Spending time teaching people to use people of color instead of black is just performant. Actually firing a recruiter that immediately throws any black resume into the trash is real change.
Are there people who believe this? I'm sure there are, but I think they are a vocal minority.
That's largely all anyone can do (and I have a lot more ability to do something about it as a business owner than the average progressive), which I'm sure feels inadequate and leads to roving bands of thought police members looking for perceived transgressions to attack.
For example, if someone said the N word in front of you, or made an uncomfortable joke about a Mexican, would you decide not to support them? If so, then does that make you one of those roving thought police? You'd obviously be censoring free speech if you decided how you treat them based on what they say!
On the other hand, people are clever, they know not to be too obvious or it may cause them social issues. So, as long as they don't do something too untoward right in front of you, does that mean they gain your full support?
Of course, I won't be surprised if those proponents of free speech decide to censor me by downvoting instead of engaging speech with speech
When you don't have an understanding of racism as a systemic issue, this ends up being the conclusion.

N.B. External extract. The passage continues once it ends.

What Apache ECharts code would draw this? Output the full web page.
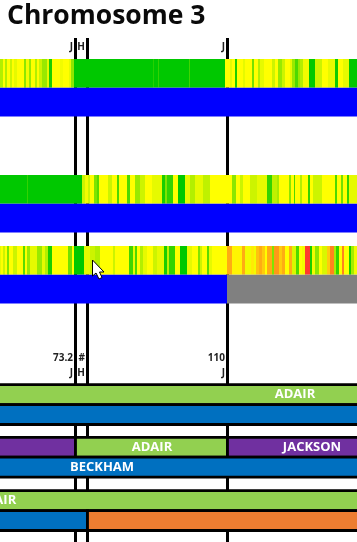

Which is why "woke" people (the ones who aren't just adopting the aesthetics and being annoying) typically discuss social issues in systemic terms (prison, policing, discrimination, etc). Which requires not just individual actions but collective action.
The inability to understand this concept is really just a lack of imagination that comes from internalizing the status quo for too long. Not to the fault of anyone, it's only natural. But I think this is why "woke" looks like a bunch of nonsense from the outside.
For example: the US has 2M people in prison more than any other country. An insane number, but to live in the US is to accept that number as normal.
Sticking with the hiring situation, if you notice that a recruiter only ever recommends hiring people with say the last name Pandit then ask them about it. A lot of times people are not ashamed of their views and will just straight up tell you that they could tell the other candidates were inferior because of their name.
But as somebody else mentioned, there is no silver bullet here. Racism varies from instance to instance. A solution to fix racism in hiring isn't going to fix red-lining. You need to be keeping an eye of things and looking for patterns that don't make sense for the given sample size.
That does sound quite oxymoronic. (I’m not American.)
If you wouldn't mind reviewing https://news.ycombinator.com/newsguidelines.html and taking the intended spirit of the site more to heart, we'd be grateful.
>>Racism, for example, is a genuine problem. Not a problem on the scale that the woke believe it to be, but a genuine one.
pg, and many anti-woke crusaders, employ examples of performative anti-racism to undermine the necessity of genuine anti-racism altogether.